What I found as I got older was the truth about my father, and your daughter will too. I know it has to hurt like hell to have her treat you the way she is, but it may be partially because she is like me and is worried for her dad. The good news is that she will grow up and eventually see what a great mom you are. Especially for allowing her to be angry without telling her what a jerk her father really is.
I have no idea if this perspective is helpful, but I hope it makes you feel a little better. As far as New Year's Eve, why not let your daughter invite a friend or two to spend the night and you invite someone as well. You'll both have friends around and it'll make her less likely to want to be negative toward you.
If anything, just think that this year is your low point. Next year is sure to be better. Last year for me was the low. I was a mess, just having told the kids about the divorce and my ex leaving. I had two close friends come over and they basically stayed with me while I got drunk and vented about my ex.
This year is better. The same friends are coming over and, yes, there will be drinking, but no venting. Next year for you will be better. Hang in there and take care.
Thanks for the support and also the suggestion. I would LOVE to do that, but just having moved to this area, I have no close friends yet. As I said, I am able to vent with my relatives, but sometimes they get tired of hearing it too. That's why nice people such as yourself as online friends are helpful to me.
Amy
I am in the same situation I posted under male vs. female lawyers. I can't even write my story because I feel I will unravel. Just know it is similar to yours except I had a good income and made good investments. I injured my spine and am now partially disabled and can no longer work in the field I was trained for. My income is half and when I stopped working I discovered my husband was living "big" off me. He is a mean alcoholic and is making a claim on both my properties and all of my assets. I took in my elderly mother who gave me monies from the sale of her house and he is claiming half of that.
anyway...know U R not alone out there. I just keep the song "I will survive" playing in my head. I wish U the best..ann
Ask her daughter why she wants to be with dad, what made her happy with dad, what did dad do for her that makes her miss him so much?
You have to act with out feelings, you can't not be hurt by her answer, just act rational and have semi adult talk with her why she loves dad so much.
You have step outside your self
I swear I'm not trying to bug you to death, but I have another New Year's Eve suggestion since friends may not be an option. Maybe make it a special night out? Since you are new to the area maybe you and your daughter could go try out a restaurant that interests you both and let her pick a movie to go see. You'll be back by midnight, and you can see the ball drop, but without having spent endless lonely hours waiting for it. If your daughter has any friends in the area, maybe you could still see if she could invite one to go along.

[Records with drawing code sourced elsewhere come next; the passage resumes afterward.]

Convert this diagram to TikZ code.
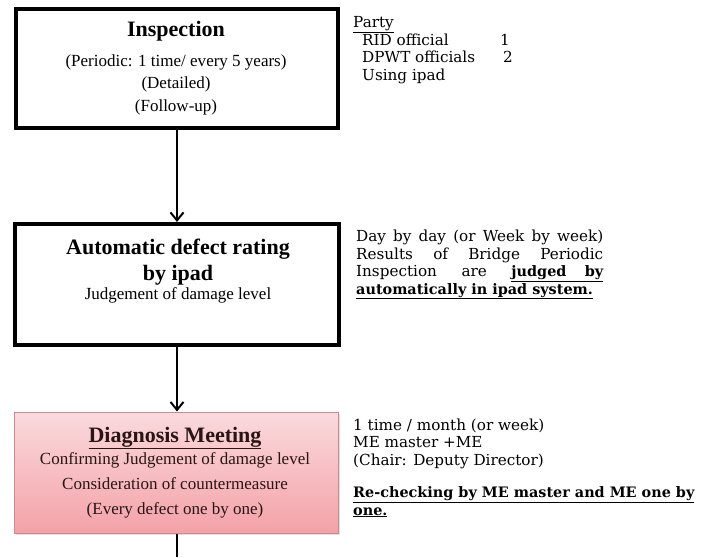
\documentclass[tikz,border=0pt]{standalone}
\usepackage{fontspec}
\setmainfont{Liberation Serif}
\newfontfamily\notefont{DejaVu Serif}
\usetikzlibrary{arrows.meta,shadows}

\definecolor{meetborder}{HTML}{D08890}
\definecolor{meettop}{HTML}{FADADD}
\definecolor{meetbottom}{HTML}{F3A2A8}
\definecolor{meettext}{HTML}{2A1414}

\newcommand{\notebold}[1]{{\fontsize{14.4}{17.5}\selectfont\bfseries #1}}

\tikzset{
  stagebox/.style={draw=black, line width=4pt, fill=white,
    minimum width=322pt, minimum height=119pt, inner sep=0pt},
  meetbox/.style={draw=meetborder, line width=1pt,
    top color=meettop, bottom color=meetbottom,
    minimum width=324pt, minimum height=121pt, inner sep=0pt,
    drop shadow={shadow xshift=1.5pt, shadow yshift=-1.5pt, opacity=0.25}},
  titletext/.style={anchor=base, inner sep=0pt, font=\fontsize{22}{26}\selectfont\bfseries},
  subtext/.style={anchor=base, inner sep=0pt, font=\fontsize{17}{20}\selectfont},
  % multi-line notes are placed by the baseline of their last line
  notetext/.style={anchor=base west, inner sep=0pt, align=left,
    font=\notefont\fontsize{15.2}{17.5}\selectfont},
  flow/.style={line width=2pt, -{Straight Barb[length=8pt,width=13pt,line width=2pt]}},
}

\begin{document}
\begin{tikzpicture}[x=1pt, y=-1pt]
  \useasboundingbox (0,0) rectangle (703,557);

  % stage boxes
  \node[stagebox] (inspect) at (177,68.5) {};
  \node[stagebox, minimum width=324pt, minimum height=121pt] (rating) at (177,284.5) {};
  \node[meetbox] (meeting) at (176,472.5) {};
  \coordinate (exit) at (177,557);

  % inspection texts
  \node[titletext] (t1) at (176,36) {Inspection};
  \node[subtext] (t1a) at (176,66.5) {(Periodic: 1 time/ every 5 years)};
  \node[subtext] (t1b) at (176,88) {(Detailed)};
  \node[subtext] (t1c) at (176,111) {(Follow-up)};

  % rating texts
  \node[titletext] (t2) at (178,254) {Automatic defect rating};
  \node[titletext] (t2a) at (178,280) {by ipad};
  \node[subtext] (t2b) at (178,299) {Judgement of damage level};

  % meeting texts
  \node[titletext, text=meettext] (t3) at (175,442) {\underline{Diagnosis Meeting}};
  \node[subtext, text=meettext] (t3a) at (175,464.5) {Confirming Judgement of damage level};
  \node[subtext, text=meettext] (t3b) at (175,489) {Consideration of countermeasure};
  \node[subtext, text=meettext] (t3c) at (175,514) {(Every defect one by one)};

  % connectors
  \draw[flow] (inspect.south -| 177,0) -- (rating.north -| 177,0);
  \draw[flow] (rating.south -| 177,0) -- (meeting.north -| 177,0);
  \draw[line width=2pt] (meeting.south -| 177,0) -- (exit);

  % side notes
  \node[notetext] (n1) at (353,80) {\underline{Party}\\
    \hspace*{9pt}\makebox[138pt][l]{RID official}1\\
    \hspace*{9pt}\makebox[141pt][l]{DPWT officials}2\\
    \hspace*{9pt}Using ipad};

  \node[notetext] (n2) at (356,294) {\hbox to 247pt{Day\hfill by\hfill day\hfill (or\hfill Week\hfill by\hfill week)}\\
    \hbox to 247pt{Results\hfill of\hfill Bridge\hfill Periodic}\\
    \hbox to 247pt{Inspection\hfill are\hfill\underline{\notebold{judged}\hspace{1.2em}\notebold{by}}}\\
    \underline{\notebold{automatically in ipad system.}}};

  \node[notetext] (n3) at (353,515) {1 time / month (or week)\\
    ME master +ME\\
    (Chair: Deputy Director)\\[15pt]
    \underline{\notebold{Re-checking by ME master and ME one by}}\\
    \underline{\notebold{one.}}};
\end{tikzpicture}
\end{document}
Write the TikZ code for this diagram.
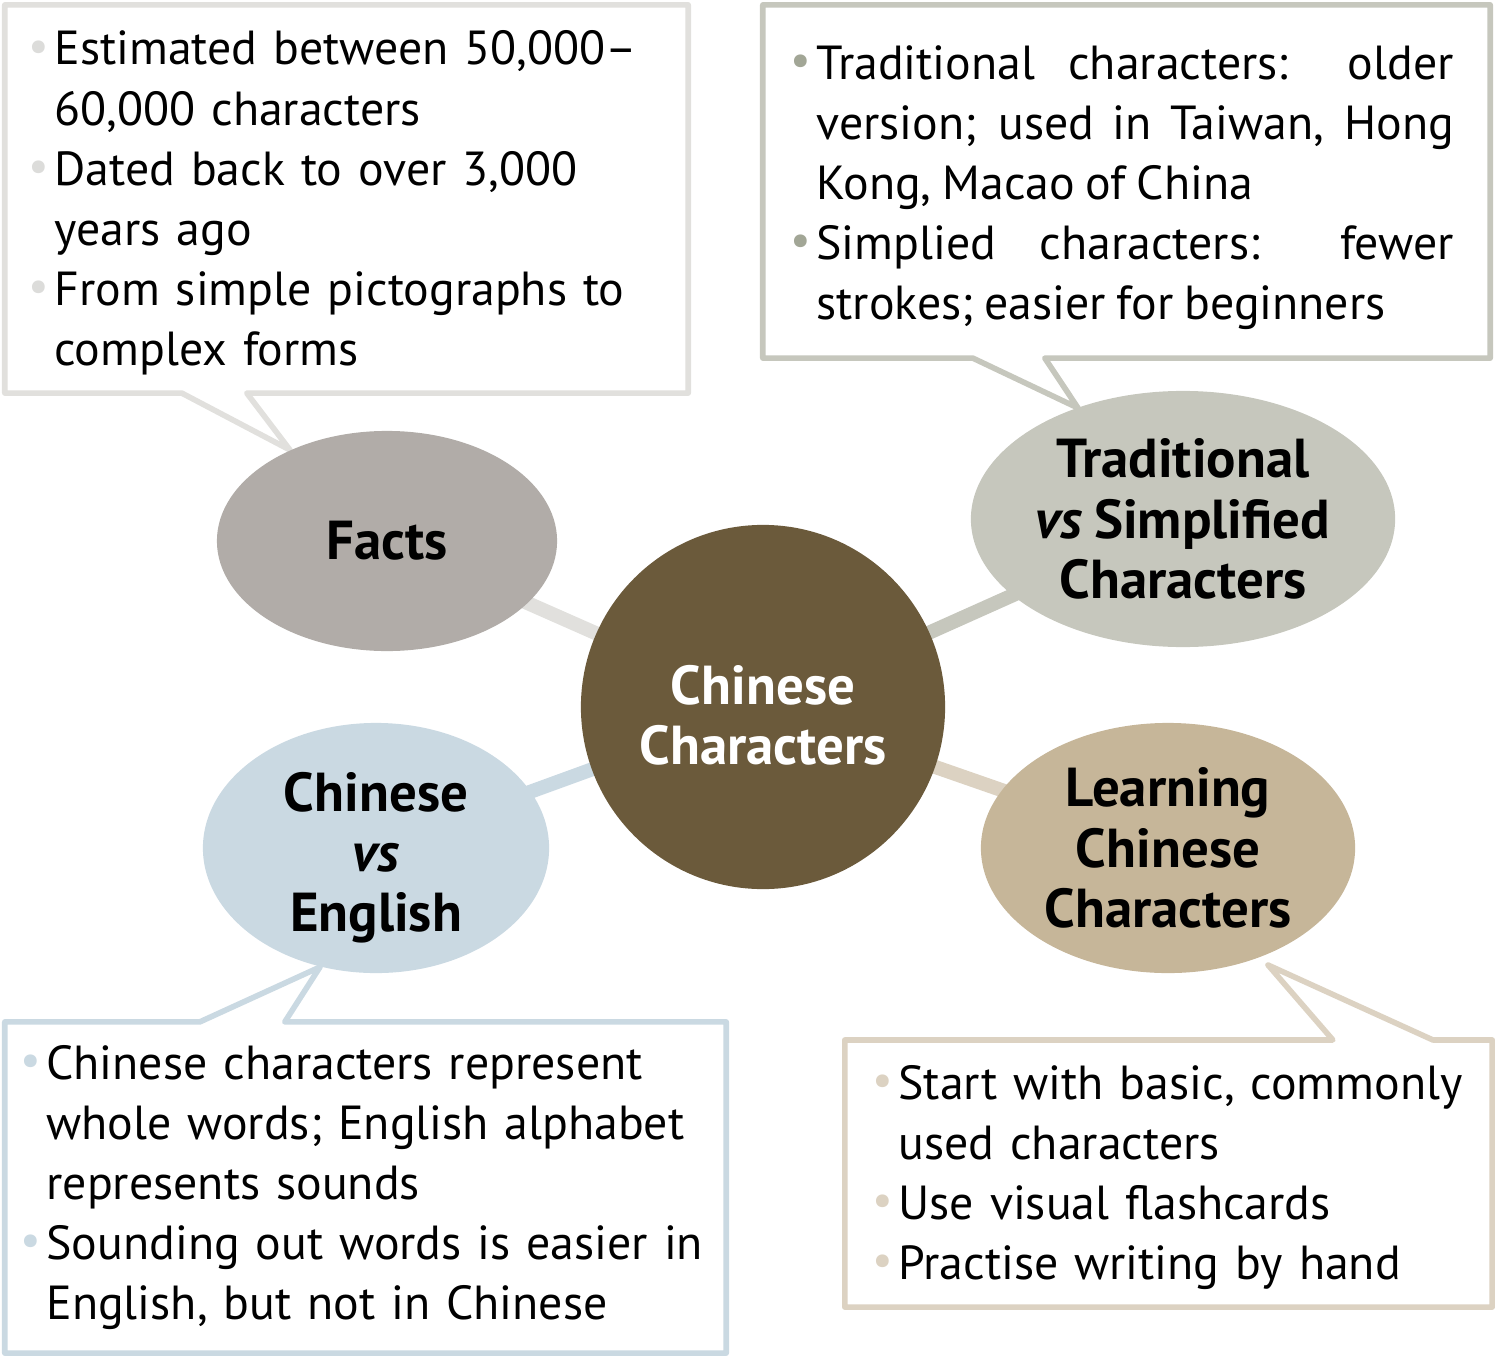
\documentclass[tikz,border=0pt]{standalone}
\usepackage{fontspec}
\setmainfont{PT Sans}[WordSpace=0.85]
\usetikzlibrary{shapes.geometric, calc, backgrounds}

\hyphenpenalty=10000
\exhyphenpenalty=10000

% colours
\definecolor{hubfill}{HTML}{6B5A3B}
\definecolor{factsfill}{HTML}{B1ACA8}
\definecolor{factsedge}{HTML}{E1E0DD}
\definecolor{factsdot}{HTML}{DCDCDA}
\definecolor{tradfill}{HTML}{C6C7BD}
\definecolor{tradedge}{HTML}{C6C7BD}
\definecolor{traddot}{HTML}{A2A696}
\definecolor{cvefill}{HTML}{CAD9E2}
\definecolor{cveedge}{HTML}{CAD9E2}
\definecolor{learnfill}{HTML}{C6B699}
\definecolor{learnedge}{HTML}{DCD2C2}

\newlength{\dotgap}\setlength{\dotgap}{0.26cm}
\newcommand{\boxfont}{\fontsize{13.6}{17.1}\selectfont}
\newcommand{\topicfont}{\fontsize{15.6}{17.1}\selectfont\bfseries}
\newcommand{\bpoint}[2]{\hangindent=\dotgap\hangafter=1\noindent\makebox[\dotgap][l]{\textcolor{#1}{\raisebox{0.08em}{\fontsize{13}{13}\selectfont\textbullet}}}#2\par}

\tikzset{
  topic/.style={ellipse, inner sep=0pt, align=center, font=\topicfont},
  infobox/.style={rectangle, inner sep=0pt, outer sep=0pt},
  infotext/.style={anchor=west, inner sep=0pt, font=\boxfont, align=left},
  outline/.style={line width=1.6pt, line join=round, fill=white},
  link/.style={line width=4pt},
}

\begin{document}
\begin{tikzpicture}[x=0.01cm, y=-0.01cm]
\useasboundingbox (0,0) rectangle (1495,1358);

% centre and topics
\node[circle, fill=hubfill, minimum size=3.64cm, inner sep=0pt, align=center, font=\topicfont, text=white] (hub) at (763,707) {\rule{0pt}{0.56cm}Chinese\\Characters};
\node[topic, fill=factsfill, minimum width=3.40cm, minimum height=2.20cm] (facts) at (387,541) {Facts};
\node[topic, fill=tradfill, minimum width=4.24cm, minimum height=2.56cm] (trad) at (1183,519) {Traditional\\\textit{vs} Simplified\\Characters};
\node[topic, fill=cvefill, minimum width=3.46cm, minimum height=2.50cm] (cve) at (376,848) {};
\node[topic] (cvelabel) at ($(cve)+(0,10)$) {Chinese\\\textit{vs}\\English};
\node[topic, fill=learnfill, minimum width=3.74cm, minimum height=2.50cm] (learn) at (1168,848) {Learning\\Chinese\\Characters};

% callout boxes
\node[infobox, minimum width=6.83cm, minimum height=3.88cm] (factsbox) at (346.5,199) {};
\node[infobox, minimum width=7.27cm, minimum height=3.53cm] (tradbox) at (1126.5,181.5) {};
\node[infobox, minimum width=7.21cm, minimum height=3.31cm] (cvebox) at (365.5,1187.5) {};
\node[infobox, minimum width=6.47cm, minimum height=2.67cm] (learnbox) at (1168.5,1173.5) {};

% box texts
\node[infotext, text width=6.57cm] (factstext) at ($(factsbox.west)+(23,4)$) {%
\bpoint{factsdot}{Estimated between 50,000--\newline 60,000 characters}%
\bpoint{factsdot}{Dated back to over 3,000\newline years ago}%
\bpoint{factsdot}{From simple pictographs to\newline complex forms}};
\node[infotext, text width=6.63cm, align=justify] (tradtext) at ($(tradbox.west)+(27,6)$) {%
\bpoint{traddot}{Traditional characters: older\linebreak version; used in Taiwan, Hong\linebreak Kong, Macao of China}%
\bpoint{traddot}{Simplied characters: fewer\linebreak strokes; easier for beginners}};
\node[infotext, text width=7.02cm] (cvetext) at ($(cvebox.west)+(15,0)$) {%
\bpoint{cveedge}{Chinese characters represent\newline whole words; English alphabet\newline represents sounds}%
\bpoint{cveedge}{Sounding out words is easier in\newline English, but not in Chinese}};
\node[infotext, text width=6.13cm] (learntext) at ($(learnbox.west)+(27,4)$) {%
\bpoint{learnedge}{Start with basic, commonly\newline used characters}%
\bpoint{learnedge}{Use visual flashcards}%
\bpoint{learnedge}{Practise writing by hand}};

% pointer tips
\coordinate (factstip) at (290,450);
\coordinate (tradtip) at (1078,408);
\coordinate (cvetip) at (320,967);
\coordinate (learntip) at (1268,965);

\begin{scope}[on background layer]
  \draw[link, factsedge] (hub.center) -- (facts.center);
  \draw[link, tradedge] (hub.center) -- (trad.center);
  \draw[link, cveedge] (hub.center) -- (cve.center);
  \draw[link, learnedge] (hub.center) -- (learn.center);
  % outlines with pointers
  \draw[outline, draw=factsedge] (factsbox.north west) -- (factsbox.north east) -- (factsbox.south east)
    -- ($(factsbox.south west)+(242,0)$) -- (factstip) -- ($(factsbox.south west)+(177,0)$) -- (factsbox.south west) -- cycle;
  \draw[outline, draw=tradedge] (tradbox.north west) -- (tradbox.north east) -- (tradbox.south east)
    -- ($(tradbox.south west)+(282,0)$) -- (tradtip) -- ($(tradbox.south west)+(210,0)$) -- (tradbox.south west) -- cycle;
  \draw[outline, draw=cveedge] (cvebox.north west) -- ($(cvebox.north west)+(195,0)$) -- (cvetip)
    -- ($(cvebox.north west)+(280,0)$) -- (cvebox.north east) -- (cvebox.south east) -- (cvebox.south west) -- cycle;
  \draw[outline, draw=learnedge] (learnbox.north west) -- ($(learnbox.north west)+(488,0)$) -- (learntip)
    -- ($(learnbox.north west)+(588,0)$) -- (learnbox.north east) -- (learnbox.south east) -- (learnbox.south west) -- cycle;
\end{scope}
\end{tikzpicture}
\end{document}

I know how hard this season has to be for you. The first one is always the worst. I really just think that if you and your daughter are pretty much going to be alone for New Year's Eve that getting out may be a good idea since she's having some problems emotionally with all of this. It'll be a good distraction for you both.
GWEN! You're not even CLOSE to bugging me! Thanks-that was a good suggestion! I was thinking about taking her to see the zoo lights also. The last day is tomorrow-maybe we'll do that.
Hugs to you,
Amy
Wow, Ann. I'm really sorry to hear that! Hope you are feeling better soon. And if he works, make sure to try to get spousal support. Have you considered attending Al-Anon meetings? I find they help me quite a bit. If you want more info on that program, just let me know.
Hang in there too, and I hope you feel better soon!
Hugs,
Amy
Hi, and welcome!
I can totally relate to the feeling of not knowing what to do on New Year's eve. Last year, it was just me and DS that evening. I went to the party store, bought some silly hats and noisemakers, made some hors d'oeuvres that night, watched some goofy TV shows and played a few games. We also dressed our guinea pig up (since deceased...poor baby!!) and took pictures of her with a New Year's tiara and lei. Then, we watched the NY ball drop. It was simple and cheap...which is what we needed ;)
As for wanting to live with the other parent, I've gotten the "mean mom" speech before, too. It hurts horribly when you hear it, but in time, your DD will adjust. My DS went to counseling for a decent amount of time after the divorce, and it helped him so much.
Back to the New Year....I think it's easy to think about people running around, partying up a storm on New Year's Eve...but that's really not the case for everyone. There's nothing wrong with a low-key night at home :) Look forward to all of the new and positive changes you'll be making next year.
Whew! That was just what I needed to hear! Somebody else did it and survived! She wants to go see the lights tonight. If we do, then we will probably stay home tomorrow night. After all, there are a lot of crazy drivers out too. What a cute idea you had!
Yes-I think I have a lot to look forward to if I can get through my court date next week. Its just that when I think about NY Eve, it brings back all of those bad memories of him. I know I'm going to have to concentrate real hard not to let it overwhelm me. And at least I have people I can call if it does.
BTW-I have to know-just what is the picture on your avatar supposed to be? I can't make it out.